Algo del oficiante moría en el carnero al tiempo que algo del carnero moría en el oficiante. Del mismo modo, algo del poeta muere en el poema y viceversa. No hay modo de escribir dos veces el mismo poema, ni de leerlo dos veces del mismo modo. Un algo de la esencia de ambos se desgaja en cada ejercicio de la palabra. Poeta y poema no son, nunca más, los mismos. Tampoco el lector, que se disuelve en los símbolos. Y este gajo de la esencia es una semilla que, tarde o temprano, en alguna parte, habrá de germinar. El lenguaje como ritual sacrificial –lejos de las consideraciones del romanticismo, que no nos atañen acá– supone que el mundo, fecundado por el poeta, regresa al lector impregnado de simbolismo, de incontables resonancias. Este desgajamiento por medio del verbo lo tuvo clarísimo Alejandra Pizarnik: «Explicar con palabras de este mundo / que partió de mí un barco llevándome».

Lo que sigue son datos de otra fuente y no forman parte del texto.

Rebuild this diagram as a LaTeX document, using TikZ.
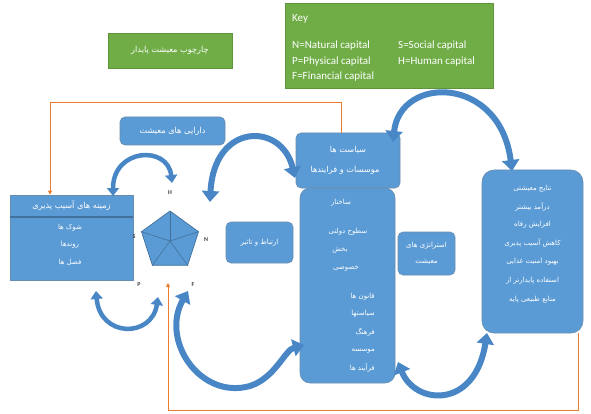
\documentclass[tikz,border=0pt]{standalone}
\usepackage{fontspec}
\setmainfont{Carlito}
\newfontfamily\fa[Script=Arabic]{DejaVu Sans}
\TeXXeTstate=1
\usetikzlibrary{arrows.meta,shapes.geometric}
\definecolor{bl}{RGB}{91,155,213}
\definecolor{bld}{RGB}{65,113,156}
\definecolor{gr}{RGB}{112,173,71}
\definecolor{orn}{RGB}{237,125,49}
\definecolor{arr}{RGB}{72,134,198}
\newcommand{\fat}[1]{\beginR #1\endR}
\begin{document}
\begin{tikzpicture}[x=1pt,y=-1pt,
 bluebox/.style={draw=bld!80, line width=0.6pt, fill=bl, rounded corners=5pt, inner sep=0pt},
 greenbox/.style={fill=gr, draw=gr!85!black, line width=0.5pt, inner sep=0pt},
 fatxt/.style={text=white, font=\fa\fontsize{7}{8}\selectfont, inner sep=0pt, align=center},
 fabig/.style={fatxt, font=\fa\fontsize{8.2}{9}\selectfont},
 keytxt/.style={text=white, font=\fontsize{11}{12}\selectfont, anchor=west, inner sep=0pt},
 blk/.style={draw=arr, line width=6pt, arrows={Triangle[width=17pt,length=11pt]-Triangle[width=17pt,length=11pt]}},
 blks/.style={draw=arr, line width=4.5pt, arrows={Triangle[width=12pt,length=8pt]-Triangle[width=12pt,length=8pt]}},
 orl/.style={draw=orn, line width=0.9pt},
 lbl/.style={font=\bfseries\fontsize{6}{7}\selectfont, text=black!75, inner sep=0pt}]
\useasboundingbox (0,0) rectangle (591,414);

% title and key
\node[greenbox, minimum width=124pt, minimum height=35pt] (title) at (170,50.5) {};
\node[fabig] (titletxt) at (title.center) {\fat{چارچوب معیشت پایدار}};
\node[greenbox, minimum width=208pt, minimum height=85pt] (key) at (389,45.5) {};
\node[keytxt] (k0) at (292,19) {Key};
\node[keytxt] (k1) at (292,46) {N=Natural capital};
\node[keytxt] (k2) at (398,46) {S=Social capital};
\node[keytxt] (k3) at (292,62) {P=Physical capital};
\node[keytxt] (k4) at (398,62) {H=Human capital};
\node[keytxt] (k5) at (292,77) {F=Financial capital};

% boxes
\node[bluebox, minimum width=105pt, minimum height=28pt] (assets) at (172.5,131) {};
\node[fabig] (assetstxt) at (assets.center) {\fat{دارایی های معیشت}};

\node[draw=bld!80, line width=0.6pt, fill=bl, minimum width=123pt, minimum height=85pt, inner sep=0pt] (vuln) at (71.5,237.5) {};
\draw[bld, line width=1.2pt] (vuln.west |- 0,217) coordinate (vl) -- (vuln.east |- 0,217) coordinate (vr);
\node[fabig] (vh) at (71.5,206) {\fat{زمینه های آسیب پذیری}};
\node[fatxt] (v1) at (70,228) {\fat{شوک ها}};
\node[fatxt] (v2) at (70,245) {\fat{روندها}};
\node[fatxt] (v3) at (70,262) {\fat{فصل ها}};

\node[regular polygon, regular polygon sides=5, minimum size=60pt, inner sep=0pt, draw=bld, line width=0.7pt, fill=bl] (pent) at (170,241) {};
\foreach \i in {1,...,5} \draw[bld, line width=0.6pt] (pent.center) -- (pent.corner \i);
\node[lbl] (H) at (170,193) {H};
\node[lbl] (N) at (206,240) {N};
\node[lbl] (S) at (134,237) {S};
\node[lbl] (P) at (139,285) {P};
\node[lbl] (F) at (193,285) {F};

\node[bluebox, minimum width=67pt, minimum height=41pt] (link) at (259.5,242.5) {};
\node[fatxt] (linktxt) at (link.center) {\fat{ارتباط و تاثیر}};

\node[bluebox, minimum width=104pt, minimum height=55pt] (policies) at (348,160.5) {};
\node[fabig] (pol1) at (348,150) {\fat{سیاست ها}};
\node[fabig] (pol2) at (345,170) {\fat{موسسات و فرایندها}};

\node[bluebox, rounded corners=10pt, minimum width=95pt, minimum height=195pt] (struct) at (347.5,285.5) {};
\node[fatxt] (s0) at (341,203) {\fat{ساختار}};
\node[fatxt] (s1) at (348,232) {\fat{سطوح دولتی}};
\node[fatxt] (s2) at (340,250) {\fat{بخش}};
\node[fatxt] (s3) at (346,268) {\fat{خصوصی}};
\node[fatxt, anchor=east] (s4) at (375,297) {\fat{قانون ها}};
\node[fatxt, anchor=east] (s5) at (375,314) {\fat{سیاستها}};
\node[fatxt, anchor=east] (s6) at (375,332) {\fat{فرهنگ}};
\node[fatxt, anchor=east] (s7) at (375,351) {\fat{موسسه}};
\node[fatxt, anchor=east] (s8) at (375,368) {\fat{فرآیند ها}};

\node[bluebox, minimum width=57pt, minimum height=43pt] (strat) at (426.5,253.5) {};
\node[fatxt] (st1) at (426.5,246) {\fat{استراتژی های}};
\node[fatxt] (st2) at (426.5,262) {\fat{معیشت}};

\node[bluebox, rounded corners=12pt, minimum width=101pt, minimum height=163pt] (out) at (532.5,251.5) {};
\node[fatxt] (o1) at (532.5,189) {\fat{نتایج معیشتی}};
\node[fatxt] (o2) at (532.5,207) {\fat{درآمد بیشتر}};
\node[fatxt] (o3) at (532.5,225) {\fat{افزایش رفاه}};
\node[fatxt] (o4) at (532.5,243) {\fat{کاهش آسیب پذیری}};
\node[fatxt] (o5) at (532.5,262) {\fat{بهبود امنیت غذایی}};
\node[fatxt] (o6) at (532.5,281) {\fat{استفاده پایدارتر از}};
\node[fatxt] (o7) at (532.5,300) {\fat{منابع طبیعی پایه}};

% orange feedback lines
\coordinate (ot) at (341,102);
\draw[orl, -{Triangle[width=4pt,length=4pt]}] (policies.north -| 341,0) -- (ot) -| (vuln.north -| 50,0);
\coordinate (ob) at (578,410);
\draw[orl, -{Triangle[width=4pt,length=4pt]}] (out.south -| 578,0) -- (ob) -| (168,283);

% curved block arrows
\draw[blks] (113,196) .. controls (113,148) and (168,145) .. (172,183);
\draw[blk] (210,202) .. controls (214,122) and (282,122) .. (295,178);
\draw[blks] (96,291) .. controls (100,338) and (152,338) .. (158,297);
\draw[blk] (188,291) .. controls (160,340) and (200,400) .. (250,386) .. controls (275,378) and (285,350) .. (304,345);
\draw[blk] (398,362) .. controls (415,405) and (475,410) .. (487,333);
\draw[blk] (393,142) .. controls (400,75) and (500,75) .. (512,171);
\end{tikzpicture}
\end{document}
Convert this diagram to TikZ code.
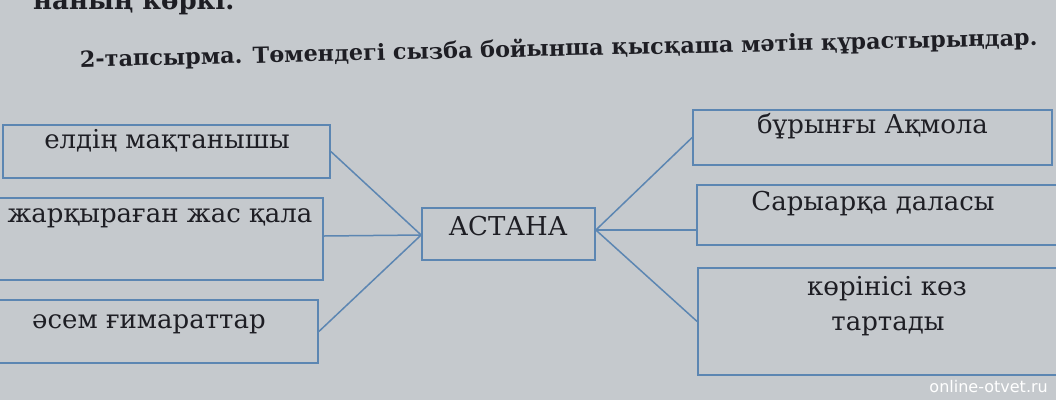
\documentclass[tikz,border=0pt]{standalone}
\usepackage{fontspec}
\setmainfont{DejaVu Serif}
\setsansfont{DejaVu Sans}
\usetikzlibrary{positioning}
\definecolor{paper}{RGB}{197,201,205}
\definecolor{frame}{RGB}{92,134,178}
\definecolor{ink}{RGB}{30,30,36}

\begin{document}
\begin{tikzpicture}[x=1pt,y=-1pt,
  box/.style={draw=frame,line width=1.7pt,rectangle,inner sep=0pt},
  word/.style={text=ink,font=\fontsize{26}{30}\selectfont,inner sep=0pt,anchor=base},
  link/.style={draw=frame,line width=1.5pt}]
\useasboundingbox (0,0) rectangle (1056,400);
\clip (0,0) rectangle (1056,400);
\fill[paper] (0,0) rectangle (1056,400);
% text above the diagram
\node[text=ink,font=\fontsize{26}{30}\selectfont\bfseries,inner sep=0pt,anchor=base west] (prev) at (33,9) {наның көркі.};
\node[text=ink,font=\fontsize{22.3}{26}\selectfont\bfseries,inner sep=0pt,anchor=base west,rotate=1.3] (task) at (80,67) {2-тапсырма. Төмендегі сызба бойынша қысқаша мәтін құрастырыңдар.};
% boxes
\node[box,minimum width=327,minimum height=53] (l1) at (166.5,151.5) {};
\node[box,minimum width=326,minimum height=82] (l2) at (160,239) {};
\node[box,minimum width=338,minimum height=63] (l3) at (149,331.5) {};
\node[box,minimum width=173,minimum height=52] (c) at (508.5,234) {};
\node[box,minimum width=359,minimum height=55] (r1) at (872.5,137.5) {};
\node[box,minimum width=383,minimum height=60] (r2) at (888.5,215) {};
\node[box,minimum width=382,minimum height=107] (r3) at (889,321.5) {};
% labels
\node[word] (l1t) at (167,148) {елдің мақтанышы};
\node[word] (l2t) at (160,222) {жарқыраған жас қала};
\node[word] (l3t) at (149,328) {әсем ғимараттар};
\node[word] (ct) at (508,235) {АСТАНА};
\node[word] (r1t) at (872.5,133) {бұрынғы Ақмола};
\node[word] (r2t) at (873,210) {Сарыарқа даласы};
\node[word] (r3t) at (887,295) {көрінісі көз};
\node[word] (r3u) at (888,330) {тартады};
% links
\coordinate (cw) at ([yshift=-1]c.west);
\coordinate (ce) at ([yshift=4]c.east);
\coordinate (r2w) at (r2.west |- ce);
\draw[link] (l1.east) -- (cw);
\draw[link] ([yshift=3]l2.east) -- (cw);
\draw[link] (l3.east) -- (cw);
\draw[link] (ce) -- (r1.west);
\draw[link] (ce) -- (r2w);
\draw[link] (ce) -- (r3.west);
\node[text=white,font=\sffamily\fontsize{16}{18}\selectfont,inner sep=0pt,anchor=base east] (mark) at (1048,392) {online-otvet.ru};
\end{tikzpicture}
\end{document}
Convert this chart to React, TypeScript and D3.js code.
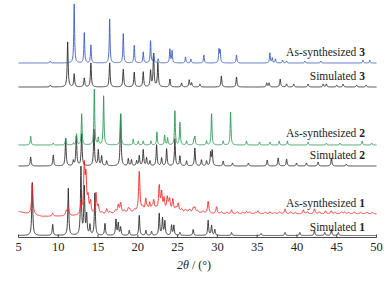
import React from "react";
import * as d3 from "d3";

// 2θ axis
const xTicks = [5, 10, 15, 20, 25, 30, 35, 40, 45, 50];

// peak lists: [2θ, intensity]
const sim1Peaks = [[6.73,54],[9.3,11],[11.26,47],[12.85,69],[13.27,48],[13.57,20],[13.98,10],[14.6,42],[15.87,12],[17.25,16],[17.54,12],[17.84,8],[18.92,5],[20.18,20],[21.02,5],[21.73,4],[22.69,22],[23.1,17],[23.4,14],[24.24,10],[24.53,10],[25.29,3],[26.96,6],[28.84,15],[29.27,10],[29.68,6],[31.78,3],[35.5,2],[38.5,3],[40.36,3],[42.2,5],[43.5,3],[44.34,6],[45.2,3]];
const as1Peaks = [[6.73,30],[9.3,3],[11.0,5],[11.26,8],[12.85,10],[13.27,47],[13.48,35],[13.75,15],[14.05,12],[14.74,21],[15.03,8],[16.08,5],[17.54,8],[17.84,10],[18.8,4],[20.18,40],[21.0,12],[21.5,8],[22.0,10],[22.69,25],[22.99,18],[23.3,12],[23.7,13],[24.0,10],[24.4,12],[25.08,8],[26.96,4],[27.17,5],[28.84,12],[29.9,7],[31.78,4],[33.66,2],[35.1,3],[36.6,2],[38.5,5],[40.8,4],[42.2,5],[43.6,3],[44.3,3],[46,2]];
const as1Minor = [[15.5,2],[16.5,2.5],[17.2,3],[18.3,2.5],[19.0,3],[19.6,2.5],[20.6,4],[21.2,3],[21.8,4],[22.3,3],[23.9,3],[24.8,4],[25.5,3],[26.0,2.5],[26.5,3],[27.5,2],[28.2,2],[30.5,2],[31.2,1.5],[32.5,2],[33.2,1.5],[34.0,2],[34.8,1.5],[36.0,2],[37.2,1.5],[37.8,2],[39.2,2],[39.8,1.5],[41.3,2],[42.8,2],[44.8,1.5],[45.6,2],[46.5,1.5],[47.2,2],[48.0,1.5],[48.8,2],[49.5,1.5]];
const as1Background = [[5,3.5],[6,1.5],[8,-1.5],[12,-1],[15,0],[20,2.5],[26,2.5],[30,1],[50,1]];
const sim2Peaks = [[6.53,9],[9.37,11],[10.93,28],[11.9,5],[12.27,30],[12.94,32],[14.49,37],[15.03,16],[15.45,10],[16.08,5],[17.84,52],[18.8,7],[19.2,6],[19.85,5],[20.18,10],[20.68,16],[21.1,8],[21.52,5],[22.36,21],[22.99,8],[23.62,17],[24.66,27],[25.29,10],[26.13,5],[27.17,18],[28.0,6],[28.64,5],[29.15,13],[29.35,15],[30.73,5],[31.9,3],[33.9,3],[36.26,6],[37.64,8],[38.7,7],[39.95,3],[41.2,3],[42.66,4],[44.34,8],[46.2,2]];
const as2Peaks = [[6.53,9],[9.37,2],[10.93,7],[11.9,2],[12.3,11],[12.94,31],[14.53,57],[15.03,7],[15.7,49],[17.84,31],[19.42,6],[20.05,4],[20.68,4],[21.65,4],[22.4,13],[23.37,10],[23.74,7],[24.66,34],[25.29,23],[26.13,4],[27.05,5],[27.17,8],[28.64,4],[29.27,32],[30.73,4],[31.66,33],[33.66,4],[35.3,3],[36.6,3],[37.77,4],[38.8,4],[41.4,3],[43.7,2],[45.4,2],[48.2,4],[49.4,2]];
const sim3Peaks = [[9.0,2],[11.18,45],[12.0,13],[13.27,9],[14.1,24],[16.46,24],[18.17,18],[19.55,15],[20.68,15],[21.6,16],[21.98,33],[22.52,24],[24.03,8],[25.5,4],[26.46,7],[26.76,4],[27.8,3],[30.5,11],[32.4,10],[36.2,4],[36.5,4],[37.9,8],[38.7,3],[39.6,3],[41.4,3],[43.3,3],[43.7,3],[45.0,2],[45.8,3],[47.5,2],[48.7,2]];
const as3Peaks = [[9.0,2],[12.0,59],[13.27,31],[14.1,18],[16.46,44],[18.17,30],[19.55,18],[20.68,11],[21.6,22],[22.0,9],[22.56,4],[24.03,14],[24.3,12],[26.0,6],[26.67,4],[28.3,8],[30.2,13],[30.35,12],[32.4,8],[36.6,10],[36.9,5],[37.3,4],[38.2,3],[38.7,2],[41.0,2],[43.0,2],[48.3,3],[49.15,3]];

// stacking offsets (intensity units)
const seriesNames = ["Simulated", "As-synthesized", "Simulated", "As-synthesized", "Simulated", "As-synthesized"];
const seriesNumbers = ["1", "1", "2", "2", "3", "3"];
const seriesOffsets = [1.5, 22, 71, 92, 150, 174];
const labelOffsets = [6, 30, 78, 100, 157, 181];
const seriesColors = ["#2b2b2b", "#ff2222", "#2b2b2b", "#2a9a55", "#2b2b2b", "#3a5cc8"];

const W = 388, H = 282;
const x = d3.scaleLinear().domain([5, 50]).range([18.5, 376.5]);
const y = d3.scaleLinear().domain([0, 236]).range([237, 1]);

function profile(peaks: number[][], fwhm: number, t: number) {
  const w = fwhm / 2;
  let s = 0;
  for (const [p, h] of peaks) {
    const d = (t - p) / w;
    s += h / (1 + d * d);
  }
  return s;
}

const grid = d3.range(5, 50.0001, 0.02);
const bgInterp = (t: number) => {
  const xs = as1Background.map((d) => d[0]);
  const ys = as1Background.map((d) => d[1]);
  return d3.scaleLinear().domain(xs).range(ys)(t);
};

function series(i: number) {
  const off = seriesOffsets[i];
  let fn: (t: number) => number;
  if (i === 0) fn = (t) => profile(sim1Peaks, 0.14, t);
  else if (i === 1) fn = (t) => bgInterp(t) + profile(as1Peaks, 0.2, t) + profile(as1Minor, 0.25, t);
  else if (i === 2) fn = (t) => profile(sim2Peaks, 0.14, t);
  else if (i === 3) fn = (t) => profile(as2Peaks, 0.12, t);
  else if (i === 4) fn = (t) => profile(sim3Peaks, 0.14, t);
  else fn = (t) => profile(as3Peaks, 0.12, t);
  return grid.map((t) => [t, off + fn(t)] as [number, number]);
}

const line = d3.line<[number, number]>().x((d) => x(d[0])).y((d) => y(d[1]));

export default function App() {
  const serif = "'Liberation Serif', 'DejaVu Serif', serif";
  const axisY = 237.5;
  return (
    <svg width={W} height={H} style={{ position: "absolute", left: 0, top: 0, background: "#fff" }}>
      {seriesOffsets.map((_, i) => (
        <path key={i} d={line(series(i)) || ""} fill="none" stroke={seriesColors[i]} strokeWidth={0.9} strokeLinejoin="round" />
      ))}
      {seriesNames.map((n, i) => (
        <text key={"l" + i} x={365} y={y(labelOffsets[i])} textAnchor="end" fontFamily={serif} fontSize={11.5} fill="#222">
          {n} <tspan fontWeight="bold">{seriesNumbers[i]}</tspan>
        </text>
      ))}
      <line x1={x(5)} x2={x(50)} y1={axisY} y2={axisY} stroke="#333" strokeWidth={0.9} />
      {xTicks.map((t) => (
        <g key={t}>
          <line x1={x(t)} x2={x(t)} y1={axisY} y2={axisY - 3} stroke="#333" strokeWidth={0.9} />
          <text x={x(t)} y={250.5} textAnchor="middle" fontFamily={serif} fontSize={12.5} fill="#222">{t}</text>
        </g>
      ))}
      <text x={194} y={268.5} textAnchor="middle" fontFamily={serif} fontSize={12} fill="#222">
        <tspan fontStyle="italic">2θ</tspan> / (°)
      </text>
    </svg>
  );
}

«La poesía nos salvará». Regresando a la casi profética sentencia de mi amigo, entiendo exagerada, aunque consecuente, la advertencia de Adorno. Luego del horror, no solo no es un acto barbárico escribir un poema, sino que es en rigor de lo poco que queda por hacer: filosofar y poetizar. O dicho de otro modo, crear nuevas categorías de pensamiento y verbales para expiar la barbarie, para saber que podemos seguir el viaje de la cultura. Lo contrario sería decretar la muerte de la civilización, la sustitución de la palabra por el peor de los silencios, admitir, como Lord Chandos, que la realidad es inefable, inenarrable.